Era necesaria una biografía exhaustiva de Concepción Arenal (1820-1893) tras la recuperación de su memoria y buena parte de su obra, a veces de manera ecuánime, otras a favor del localismo gallego o cantábrico.
Haciéndose cargo de las tres cosas –biografía, revaluación, universalidad– Anna Caballé se puso manos a la obra, trabajó cuatro años con sus obstáculos y desánimos, su confianza en el personaje y el orgullo de superar desafíos. El resultado es la que se puede considerar la primera biografía cabal de aquélla: Concepción Arenal. La caminante y su sombra (Taurus/ Fundación Juan March, Madrid, 2018, 440 páginas).
La biografiada no ofrece una fácil materia a quien se ocupe de ella. Buena parte de sus huellas fueron borradas por ella misma. Tras su muerte, un silencio ¿poco explicable? rodeó su figura. En vida, unas porciones decisivas de su existencia permanecieron ocultas. No fue una mujer dada a lo confidencial y nada casual resulta su gran amistad con Jesús de Monasterio, un músico, un artista de lo inefable que se funde con el sentimiento pero nunca se explicita. Caballé debió buscar y rebuscar datos, pesquisar relaciones familiares, recorrer caminos y senderos a la caza de lugares, viviendas, restos tangibles de una vida. Una vez recogida esta tremenda cantidad de documentos, se hizo preceptiva la biografía, es decir el relato. Allí donde el documento faltase, estaba la imaginación de la biógrafa. La imaginación, no la fantasía. La historia, no la leyenda.
En otro sentido, en el perfil y hasta en el retrato de Arenal, la tarea es muy atractiva. Sin llegar a la extravagancia ni la patología, en el mejor sentido de la palabra, fue una mujer anómala en la convulsa España que va desde el absolutismo fernandino a la restauración borbónica, sobre un fondo de constante guerras civiles y una revolución siempre frustrada en el medio. Arenal decidió interesarse por el lado oscuro de la vida española: presos, pobres, condenados a garrote vil, mujeres que intentaban superar el rol de sublime animal doméstico a que las sometía el canon. Así surgió una obra ingente (23 volúmenes suma su conjunto) donde alternan títulos como La beneficencia, la filantropía y la caridad, Cartas a los presidiarios, El visitador del pobre.
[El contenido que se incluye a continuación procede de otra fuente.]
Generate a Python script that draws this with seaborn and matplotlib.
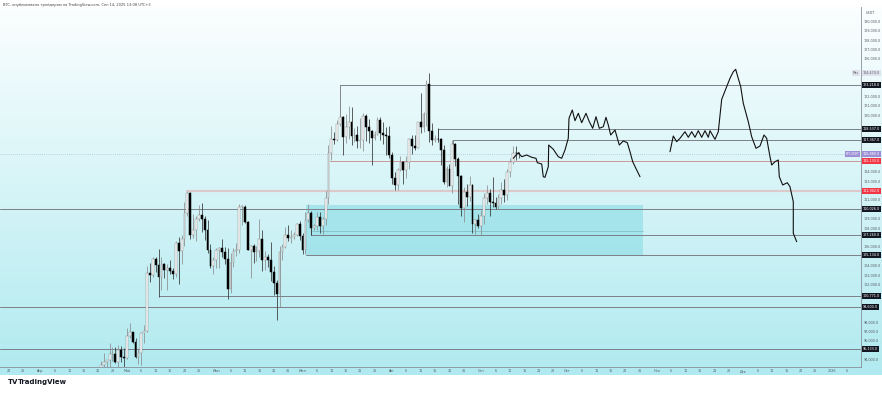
import numpy as np
import pandas as pd
import matplotlib
matplotlib.use("Agg")
import matplotlib.pyplot as plt
import matplotlib.transforms as mtransforms
from matplotlib.patches import Rectangle
import seaborn as sns

sns.set_theme(style="white")
plt.rcParams['font.family'] = ['DejaVu Sans']

# ---------------- data ----------------
start_date = "2025-04-20"
base_date = "2025-08-14"

opens = [85180, 85050, 87520, 93440, 93700, 93980, 94640, 94650, 93750, 94980, 94260,
         94170, 96490, 96900, 95880, 94310, 94750, 96820, 97030, 103240, 102970, 104700, 104120, 102800, 104140, 103500, 103750, 103480, 103120, 106450, 105600, 106800, 109650, 111690, 107300, 107800, 109000, 109440, 108950, 107800, 105640, 103980,
         104600, 105700, 105880, 105430, 104700, 101500, 104300, 105600, 105700, 110260, 110270, 108650, 105670, 106050, 105410, 105590, 106800, 104550, 104880, 104650, 103300, 102120, 100960, 105400, 106000, 107300, 106950, 107050, 107300, 108380,
         107140, 105700, 108850, 109600, 107980, 108220, 109200, 108260, 108920, 111230, 115990, 117520, 117420, 119090, 119840, 117680, 118760, 119290, 117760, 117920, 117270, 117380, 119950, 118750, 118340, 117630, 117950, 119450, 118060, 117950, 117840,
         115760, 113300, 112550, 114200, 115050, 114130, 115020, 117500, 116690, 116500, 119300, 118700, 120150, 123320, 118300, 117350, 117490, 117460, 116250, 112900, 114270, 112500, 116940, 115370, 113490, 110110, 111790, 111260, 112560, 108380, 108820,
         108250, 109250, 111240, 111700, 110720, 110650, 110190, 111150, 112060, 111480, 113950, 115060, 116000, 115950]
highs = [85320, 88460, 93850, 94700, 94000, 95750, 95300, 95300, 95600, 95450, 95200,
         97400, 97900, 96900, 96300, 95200, 96900, 97700, 103950, 104300, 104950, 104950, 105800, 104950, 104300, 104150, 104550, 103700, 106650, 107100, 107300, 110800, 111980, 111800, 109500, 109300, 110400, 110700, 109300, 108900, 106300, 104900,
         105900, 105950, 106800, 105950, 105900, 105300, 105900, 106450, 110600, 110400, 110400, 108800, 106200, 106250, 106100, 108950, 107750, 105550, 105250, 106500, 104000, 102500, 106100, 106300, 108100, 108300, 107800, 107550, 108500, 108800,
         107500, 109750, 110550, 109800, 108450, 109700, 109750, 109200, 111990, 116870, 118870, 118200, 119490, 123218, 119950, 120100, 120990, 120850, 118600, 118850, 119680, 120250, 120100, 119550, 118450, 118300, 119800, 119800, 119250, 118800, 118900,
         116050, 114000, 114400, 115700, 115150, 115700, 117600, 117900, 117900, 119300, 122350, 120300, 123700, 124474, 119200, 117950, 118600, 117600, 116800, 114600, 114800, 117400, 117000, 115600, 113650, 112400, 112650, 113500, 112650, 108950, 109500,
         109900, 111770, 112600, 112200, 113380, 111300, 111600, 112900, 113250, 114300, 115500, 116700, 116700, 116100]
lows = [83950, 85000, 87000, 91900, 91700, 92900, 93900, 93600, 92850, 93800, 92900,
        94100, 96300, 95750, 94150, 93500, 93400, 95800, 96900, 102300, 102800, 103350, 100700, 101450, 102650, 101400, 103100, 102600, 102800, 102000, 104200, 106100, 109300, 106800, 106900, 106600, 108700, 107550, 106700, 105350, 103700, 103100,
        103750, 103700, 104900, 104150, 100400, 101100, 103900, 105000, 105350, 108300, 108500, 105650, 102650, 104300, 104500, 104900, 103400, 103500, 103900, 102350, 100850, 98200, 99600, 104650, 105900, 106650, 106400, 106850, 107200, 106750,
        105250, 105200, 108600, 107250, 107800, 107800, 107500, 107400, 108350, 110600, 115250, 116900, 117250, 118900, 115740, 117100, 117450, 116800, 117200, 116500, 116500, 116150, 117300, 117100, 114700, 117350, 117850, 117400, 116950, 115800, 115500,
        112700, 112000, 112100, 114100, 112650, 113350, 114250, 115900, 116300, 116500, 118100, 118200, 118900, 117200, 116800, 117150, 117250, 114700, 112700, 112400, 112600, 111700, 114600, 110600, 109300, 108650, 110350, 110850, 107450, 107350, 108050,
        107270, 108400, 110600, 109300, 110200, 110000, 110000, 110600, 110750, 110950, 113400, 114800, 115200, 115400]
closes = [85050, 87520, 93440, 93700, 93980, 94640, 94650, 93750, 94980, 94260, 94170,
          96490, 96900, 95880, 94310, 94750, 96820, 97030, 103240, 102970, 104700, 104120, 102800, 104140, 103500, 103750, 103480, 103120, 106450, 105600, 106800, 109650, 111690, 107300, 107800, 109000, 109440, 108950, 107800, 105640, 103980, 104600,
          105700, 105880, 105430, 104700, 101500, 104300, 105600, 105700, 110260, 110270, 108650, 105670, 106050, 105410, 105590, 106800, 104550, 104880, 104650, 103300, 102120, 100960, 105400, 106000, 107300, 106950, 107050, 107300, 108380, 107140,
          105700, 108850, 109600, 107980, 108220, 109200, 108260, 108920, 111230, 115990, 117520, 117420, 119090, 119840, 117680, 118760, 119290, 117760, 117920, 117270, 117380, 119950, 118750, 118340, 117630, 117950, 119450, 118060, 117950, 117840, 115760,
          113300, 112550, 114200, 115050, 114130, 115020, 117500, 116690, 116500, 119300, 118700, 120150, 123320, 118300, 117350, 117490, 117460, 116250, 112900, 114270, 112500, 116940, 115370, 113490, 110110, 111790, 111260, 112560, 108380, 108820, 108250,
          109250, 111240, 111700, 110720, 110650, 110190, 111150, 112060, 111480, 113950, 115060, 116000, 115950, 115880]

# projected (hand drawn) paths: day offset from base_date, price
path1_days = [29.17, 30.90, 32.08, 33.82, 35.56, 37.05, 37.50, 39.03, 39.58, 40.17, 41.32, 41.46, 43.06, 44.79, 45.97, 47.12, 48.26, 48.51, 49.65, 50.59, 51.74, 52.92, 54.41, 55.56, 56.74, 57.88, 59.03, 60.42, 61.35, 62.15, 62.99, 64.48, 65.97, 67.36, 68.75, 69.69, 70.63, 72.01, 73.16]
path1_prices = [115420, 116016, 115590, 115771, 115527, 115420, 114952, 114814, 113463, 113399, 114527, 116835, 116378, 115590, 115420, 116303, 117548, 119675, 120558, 119420, 120207, 119207, 120207, 119314, 118612, 119846, 118612, 118782, 119782, 118963, 117899, 118431, 116835, 117261, 117080, 116122, 115058, 114175, 113463]
path2_days = [83.58, 84.72, 85.90, 87.05, 88.78, 89.93, 91.11, 92.26, 93.40, 94.58, 95.73, 96.88, 97.47, 99.20, 100.35, 101.53, 103.26, 104.41, 105.56, 106.39, 106.94, 108.13, 109.03, 110.76, 111.94, 113.44, 114.83, 116.22, 117.15, 118.30, 118.89, 120.03, 121.18, 121.53, 122.71, 124.31, 125.24, 126.39, 126.39, 127.57]
path2_prices = [116122, 117793, 117186, 117548, 118250, 117654, 118250, 117654, 118356, 117654, 118356, 117654, 118356, 117441, 118250, 121697, 123037, 123931, 124633, 124888, 124282, 123037, 121271, 119314, 117718, 116484, 116729, 117899, 117548, 115590, 114707, 115058, 115239, 113463, 112580, 112824, 112399, 110803, 107441, 106548]

# horizontal levels: (price, start day offset, style)
level_prices = [123218, 118537, 117367, 115133, 111942, 110026, 107260, 105134, 100771, 99600, 95133]
level_starts = [-31, 3, 8.2, -34.5, -84, -160, -41, -42.8, -94, -160, -160]
level_kinds = ['k', 'k', 'k', 'r', 'R', 'k', 'k', 'k', 'k', 'k', 'k']

zone_days = [-42.8, 74.2]
zone_prices = [105134, 110452]

current_price = 115880
max_price = 124474

month_names = ["Янв", "Фев", "Мар", "Апр", "Май", "Июн", "Июл", "Авг", "Сен", "Окт", "Ноя", "Дек"]

# ---------------- figure ----------------
W, H = 882, 393
fig = plt.figure(figsize=(W / 100, H / 100), dpi=100)
fig.patch.set_facecolor("white")

# background gradient panel
bg = fig.add_axes([0, 1 - 375 / H, 1, 368 / H])
bg.set_axis_off()
top_c = np.array([0.985, 0.997, 0.998])
bot_c = np.array([176, 234, 240]) / 255
t = np.linspace(0, 1, 256)[:, None]
grad = top_c[None, :] * (1 - t) + bot_c[None, :] * t
bg.imshow(grad[:, None, :], aspect="auto", extent=[0, 1, 0, 1], origin="upper")
bg.set_xlim(0, 1); bg.set_ylim(0, 1)

ax = fig.add_axes([0, 1 - 367 / H, 861 / W, 360 / H])
ax.set_facecolor("none")

XL, XR = -149.06, 149.9
YB, YT = 93218, 131516
ax.set_xlim(XL, XR)
ax.set_ylim(YB, YT)

dates = pd.date_range(start_date, periods=len(closes), freq="D")
base = pd.Timestamp(base_date)
xd = np.array((dates - base).days, dtype=float)
o = np.array(opens, float); h = np.array(highs, float)
l = np.array(lows, float); c = np.array(closes, float)
up = c >= o

# zone rectangle
ax.add_patch(Rectangle((zone_days[0], zone_prices[0]), zone_days[1] - zone_days[0],
                       zone_prices[1] - zone_prices[0], facecolor="#8fdde6", alpha=0.65,
                       edgecolor="none", zorder=1))
ax.plot([-41, zone_days[1]], [107720, 107720], color="#7fb9c0", lw=0.5, zorder=1.5)

# levels
for p, s, k in zip(level_prices, level_starts, level_kinds):
    if k == 'k':
        ax.plot([max(s, XL), XR], [p, p], color="#7b7f88", lw=0.7, zorder=2)
    elif k == 'r':
        ax.plot([s, XR], [p, p], color="#c99a9a", lw=0.7, zorder=2)
    else:
        ax.plot([s, XR], [p, p], color="#dccaca", lw=1.6, zorder=2)
# connector verticals
ax.plot([-31, -31], [123218, 119700], color="#7b7f88", lw=0.7, zorder=2)
ax.plot([3, 3], [118537, 117200], color="#7b7f88", lw=0.7, zorder=2)
ax.plot([8.2, 8.2], [117367, 116900], color="#7b7f88", lw=0.7, zorder=2)
ax.plot([-41, -41], [108645, 107260], color="#7b7f88", lw=0.7, zorder=2)

# current price dotted line
ax.axhline(current_price, color="#9c8fd0", lw=0.5, ls=(0, (1, 2)), zorder=2, alpha=0.8)

# candles
wick_col = np.where(up, "#8c8c8c", "#333333")
ax.vlines(xd, l, h, colors=wick_col, lw=0.55, zorder=3)
body_bottom = np.minimum(o, c)
body_h = np.maximum(np.abs(c - o), 60)
ax.bar(xd, body_h, bottom=body_bottom, width=0.62,
       color=np.where(up, "white", "black"),
       edgecolor=np.where(up, "#8c8c8c", "black"), linewidth=0.35, zorder=4)

# projected paths
sns.lineplot(x=path1_days, y=path1_prices, sort=False, estimator=None, color="#111111",
             lw=0.8, ax=ax, zorder=5)
sns.lineplot(x=path2_days, y=path2_prices, sort=False, estimator=None, color="#111111",
             lw=0.8, ax=ax, zorder=5)

# spines
for s in ["top", "left"]:
    ax.spines[s].set_visible(False)
for s in ["right", "bottom"]:
    ax.spines[s].set_visible(True)
    ax.spines[s].set_color("#8a8f99")
    ax.spines[s].set_linewidth(0.6)
ax.grid(False)

# y-axis on right
special = level_prices + [current_price, max_price]
yt = [v for v in range(94000, 131000, 1000) if min(abs(v - s) for s in special) > 600]
ax.yaxis.tick_right()
ax.set_yticks(yt)
ax.set_yticklabels([f"{v:,.1f}" for v in yt], fontsize=2.4, color="#555a63")
ax.tick_params(axis="y", length=0, pad=2)

# x-axis ticks
tick_pos, tick_lab = [], []
for m in pd.date_range("2025-03-01", "2026-01-01", freq="MS"):
    for d in [1, 6, 11, 16, 21, 26]:
        dt = m + pd.Timedelta(days=d - 1)
        xv = (dt - base).days
        if XL + 1 < xv < XR - 1:
            tick_pos.append(xv)
            if d == 1:
                tick_lab.append("2026" if m.month == 1 else month_names[m.month - 1])
            else:
                tick_lab.append(str(d))
ax.set_xticks(tick_pos)
ax.set_xticklabels(tick_lab, fontsize=2.4, color="#555a63")
ax.tick_params(axis="x", length=0, pad=1.5)

# axis price labels
trans = mtransforms.blended_transform_factory(ax.transAxes, ax.transData)
def plabel(p, fc, tc="white"):
    ax.text(1.002, p, f"{p:,.1f}", transform=trans, fontsize=2.4, color=tc, ha="left",
            va="center", clip_on=False, zorder=10,
            bbox=dict(boxstyle="square,pad=0.3", fc=fc, ec="none"))
for p, k in zip(level_prices, level_kinds):
    plabel(p, "#131722" if k == 'k' else "#f23645")
plabel(current_price, "#9c8fd6")
plabel(max_price, "#e0e3eb", "#555a63")
ax.text(0.998, current_price, "BTCUSDT", transform=trans, fontsize=2.2, color="white",
        ha="right", va="center", zorder=10,
        bbox=dict(boxstyle="square,pad=0.3", fc="#9c8fd6", ec="none"))
ax.text(0.998, max_price, "Max", transform=trans, fontsize=2.2, color="#555a63",
        ha="right", va="center", zorder=10,
        bbox=dict(boxstyle="square,pad=0.3", fc="#e0e3eb", ec="none"))
ax.text(1.006, YT - 600, "USDT", transform=trans, fontsize=2.4, color="#555a63",
        ha="left", va="center", clip_on=False)

# header and logo
fig.text(3 / W, 1 - 5 / H, "BTC, опубликовано трейдером на TradingView.com, Сен 14, 2025 13:08 UTC+3",
         fontsize=2.6, color="#444", ha="left", va="center")
fig.text(8 / W, 1 - 382 / H, "TV", fontsize=5, fontweight="bold", color="#131722",
         ha="left", va="center")
fig.text(18 / W, 1 - 382 / H, "TradingView", fontsize=5, fontweight="bold", color="#131722",
         ha="left", va="center")

fig.savefig("out.png", dpi=100, facecolor="white")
Arenal comprometió a señoras de clase alta, a burócratas, a políticos, a jurisconsultos –en especial, a los penalistas– y a científicos que hacían pinitos en cuanto a antropología criminal y sociología del delito. Se empecinó en la reforma carcelaria, la reinserción del delincuente, las sentencias indeterminadas, la abolición de la pena de muerte y el derecho del pobre a no serlo, a no tener que dar las gracias por lo que era su legítima pertenencia.
Entreveradas con estos textos en lucha, Arenal nos dejó la prosa de una meditadora que filosofó sobre la condición humana, una lectora de los ilustrados dieciochescos que ella concilió con una zona candente del cristianismo, la pedagogía del dolor. No se arrodilló ante la divinidad pidiéndole que le revelara el sentido de su dolor sino que consideró el dolor humano como una dolencia compartida que los hombres y las mujeres hemos de meditar en solidaria compañía. Y así pasó Arenal por el coto vedado a la mujer de letras, el razonamiento filosófico. Porque como ella dijo alguna vez, en España la mujer podía ser reina o estanquera pero no escritora. Por eso ocultó su imagen femenina en una apariencia andrógina que a muchos les pareció un rasgo de locura. Ella demostró que, muy por el contrario, era su inhabitual cordura la que inquietaba al filisteo. Logró así que el tinglado intelectual español le prestase atención, desde Giner de los Ríos a Cánovas. Después hubo un resto de silencio. La voz de Caballé –no la soprano sino la escritora‒, estimulada por los “maestros de energía” a los que agradece su apoyo, ha quebrado la inercia y ha hecho andar nuevamente a la caminante infatigable del dolor y la justicia.